Summary
A laconic wanderer, gaunt as cedar bark, drifts back into the mist-choked timberlands clutching nothing but a rusted compass and the hollow echo of a lullaby he once hummed to an infant whose face has blurred into myth. Fifteen winters prior, a charcoal-hearted revenant known only as Black Bart bled thunder across these same woods: he stormed a lantern-lit cabin, slaughtered lullabies, drove the child’s mother to a granite precipice where she embraced gravity rather than his leer, and vanished into the pines with the crying bundle. Now the wanderer—once husband, once father—discovers that the stolen girl has grown into a wild-eyed, axe-swinging river nymph who carves her initials into driftwood and loves a quiet deputy whose badge trembles whenever she laughs. Bart, still cloaked in gun-smoke, slits the sheriff’s throat and pins the crime on the boy. Blood calls to blood; the father swallows guilt like a boulder, shackles himself in lieu of the lover, and is marched to a limewashed prison whose corridors smell of wet iron. Bart next schemes to reave the daughter, but the sky fractures: lightning fingers rake the jail, walls burst like rotten fruit, and the liberated patriarch sprints through a biblical tempest toward a final reckoning among uprooted pines and ancestral screams.
Synopsis
A man returns after fifteen years of wandering and finds his daughter.
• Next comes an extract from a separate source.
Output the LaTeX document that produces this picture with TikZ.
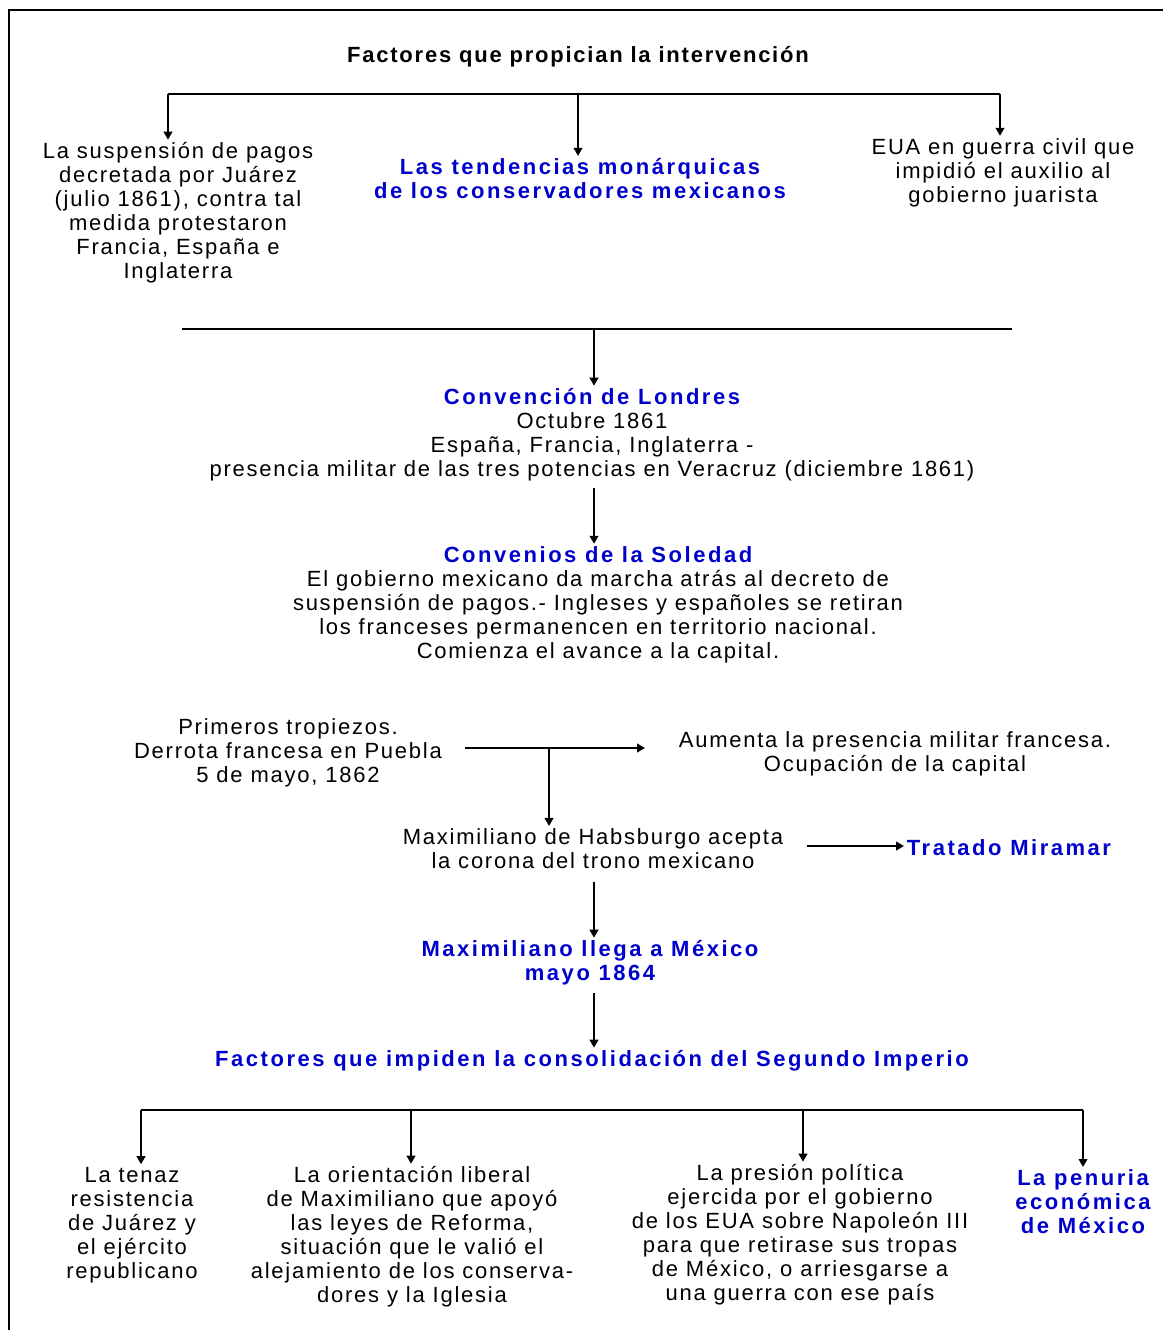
\documentclass[tikz,border=0pt]{standalone}
\usepackage{fontspec}
\setmainfont{Liberation Sans}[LetterSpace=8]
\newfontfamily\bluefont{Liberation Sans}[LetterSpace=11.5]
\usetikzlibrary{arrows.meta}
\definecolor{tblue}{RGB}{0,0,204}
\begin{document}
\begin{tikzpicture}[x=0.75pt,y=-0.75pt,
  txt/.style={align=center,inner sep=0pt,yshift=-2.25pt,font=\fontsize{16.5}{18}\selectfont},
  btxt/.style={align=center,inner sep=0pt,yshift=-2.25pt,font=\fontsize{16.5}{18}\selectfont\bluefont\bfseries,text=tblue},
  ttl/.style={align=center,inner sep=0pt,yshift=-2.25pt,font=\fontsize{16.5}{18}\selectfont\bfseries},
  conn/.style={line width=1.4pt},
  arr/.style={conn,-{Triangle[length=6pt,width=6.5pt]},shorten >=2pt},
  frame/.style={line width=1.6pt}]
\useasboundingbox (0,0) rectangle (1163,1330);
\draw[frame] (9,1330) -- (9,10) -- (1163,10);

% title and first branch
\node[ttl] (title) at (578,54) {Factores que propician la intervención};
\node[txt] (f1) at (178,210) {La suspensión de pagos\\decretada por Juárez\\(julio 1861), contra tal\\medida protestaron\\Francia, España e\\Inglaterra};
\node[btxt] (f2) at (580,176) {Las tendencias monárquicas\\de los conservadores mexicanos};
\node[txt] (f3) at (1003,170) {EUA en guerra civil que\\impidió el auxilio al\\gobierno juarista};
\coordinate (tl) at (168,94);
\coordinate (tm) at (578,94);
\coordinate (tr) at (1000,94);
\draw[conn] (tl) -- (tr);
\draw[arr] (tl) -- (tl |- f1.north);
\draw[arr] (tm) -- (tm |- f2.north);
\draw[arr] (tr) -- (tr |- f3.north);

% divider
\coordinate (dl) at (182,329);
\coordinate (dr) at (1012,329);
\coordinate (dm) at (594,329);
\draw[conn] (dl) -- (dr);

\node[txt] (lond) at (592,432) {{\bluefont\bfseries\color{tblue}Convención de Londres}\\Octubre 1861\\España, Francia, Inglaterra -\\presencia militar de las tres potencias en Veracruz  (diciembre 1861)};
\draw[arr] (dm) -- (dm |- lond.north);

\node[txt] (sol) at (598,602) {{\bluefont\bfseries\color{tblue}Convenios de la Soledad}\\El gobierno mexicano da marcha atrás al decreto de\\suspensión de pagos.- Ingleses y españoles se retiran\\los franceses permanencen en territorio nacional.\\Comienza el avance a la capital.};
\coordinate (s1) at (594,488);
\draw[arr] (s1) -- (s1 |- sol.north);

\node[txt] (prim) at (288,750) {Primeros tropiezos.\\Derrota francesa en Puebla\\5 de mayo, 1862};
\node[txt] (aum) at (895,751) {Aumenta la presencia militar francesa.\\Ocupación de la capital};
\coordinate (h1) at (465,748);
\coordinate (h2) at (645,748);
\coordinate (hd) at (549,748);
\draw[arr,shorten >=0pt] (h1) -- (h2);

\node[txt] (maxi) at (593,846) {Maximiliano de Habsburgo acepta\\la corona del trono mexicano};
\draw[arr] (hd) -- (hd |- maxi.north);
\node[btxt] (mira) at (1009,845) {Tratado Miramar};
\coordinate (m1) at (807,846);
\draw[arr] (m1) -- (mira.west |- m1);

\node[btxt] (llega) at (590,960) {Maximiliano llega a México\\mayo 1864};
\coordinate (l1) at (594,882);
\draw[arr] (l1) -- (l1 |- llega.north);

\node[btxt] (imp) at (592,1058) {Factores que impiden la consolidación del Segundo Imperio};
\coordinate (i1) at (594,993);
\draw[arr] (i1) -- (i1 |- imp.north);

% bottom branch
\node[txt] (b1) at (132,1222) {La tenaz\\resistencia\\de Juárez y\\el ejército\\republicano};
\node[txt] (b2) at (412,1234) {La orientación liberal\\de Maximiliano que apoyó\\las leyes de Reforma,\\situación que le valió el\\alejamiento de los conserva-\\dores y la Iglesia};
\node[txt] (b3) at (800,1232) {La presión política\\ejercida por el gobierno\\de los EUA sobre Napoleón III\\para que retirase sus tropas\\de México, o arriesgarse a\\una guerra con ese país};
\node[btxt] (b4) at (1083,1199) {La penuria\\económica\\de México};
\coordinate (bl) at (141,1110);
\coordinate (bm1) at (411,1110);
\coordinate (bm2) at (803,1110);
\coordinate (br) at (1083,1110);
\draw[conn] (bl) -- (br);
\draw[arr] (bl) -- (bl |- b1.north);
\draw[arr] (bm1) -- (bm1 |- b2.north);
\draw[arr] (bm2) -- (bm2 |- b3.north);
\draw[arr] (br) -- (br |- b4.north);
\end{tikzpicture}
\end{document}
A flash-back tells you the story of fifteen years ago and how the villain "Black Bart" attacked his wife, and how to escape him she jumped from a cliff and killed herself. The baby was kidnapped. "Black Bart" is still active and kills one of the sheriffs. For this crime the girl's lover is suspected, but the father sacrifices himself and goes to prison. "Black Bart" plots the girl's abduction, but a terrific storm takes place and the prison walls are struck by lightning, liberating the man, who rushes to the rescue of his daughter.